The US had the world’s largest economy in the 1980’s and 1990’s but that didn’t stop us from seeing average GDP growth rates of 4% or more over this long period of time. Starting with the year 2000, you can see a step function decrease where the US GDP growth rates went from an average of 4% growth to an average of 2% growth. Granted the tech bubble bursting compounded by 9/11 hurt the first part of this decade but we never recovered from that. Sure China has grown rapidly during that timeframe and more US manufacturing has been shipped overseas but what happened to the Free Market that prevented us from filling this void in our economy?
Here is another chart averaging the quarterly GDP growth rates during the terms of each of the last 5 US Presidents.
If a Leftists or Obama-bot sees this graph their first response will go something like this – “But Obama had to dig us out of the hole Bush put us in!” I’m not going to debate whose fault the 2008 recession was but just for the sake of argument I’ll cut Obama a break here and eliminate his first 2 years of quarterly GDP growth rates from his calculation. That seems fair to give a President 2 years to recover from a deep recession and I did the same thing for Reagan’s average GDP growth rate calculation just to be consistent.
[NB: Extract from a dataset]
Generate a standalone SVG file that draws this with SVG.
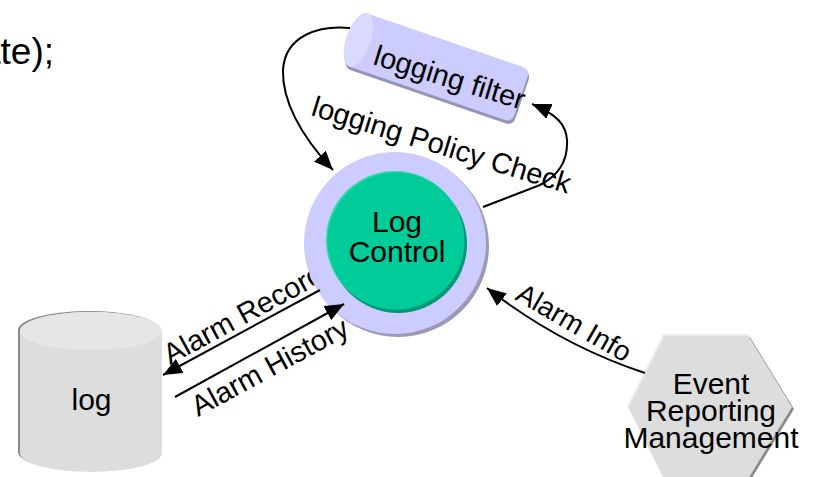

But look how pitiful the economic recovery has been under Obama – An average of 2% GDP growth rate even throwing out the first two years of his presidency. We should also remember that Obama got his 2009 stimulus package that was supposed to stimulate economic growth and keep us from having Unemployment Rates go above 8%. We know how well that worked out! Government spending went through the roof during these first two years and it was a Keynesian dream but as history has proven over and over again, these failed economic policies don’t work!
Still the question remains – What has changed over the last 13 years to cause our economy to be stalled at a 2% average GDP growth rate? I think this is a complex answer but I can’t help but find a correlation to increased Government spending during this same time frame. I touched on this in a previous post and here is the graph to back it up.
I believe in the Free Market and American Exceptionalism so I don’t accept failure as the new normal for the United States. It’s true that some industries (such as textiles and electronics manufacturing) have moved to other countries but I still believe that US industry will continue to grow in new areas in this knowledge based economy. But not when the Free Market is attenuated by massive Government intervention and crony capitalism, as we’ve seen over the past decade.
We have to get back to Free Market principles or the Leftist economists will be right, this is the new normal.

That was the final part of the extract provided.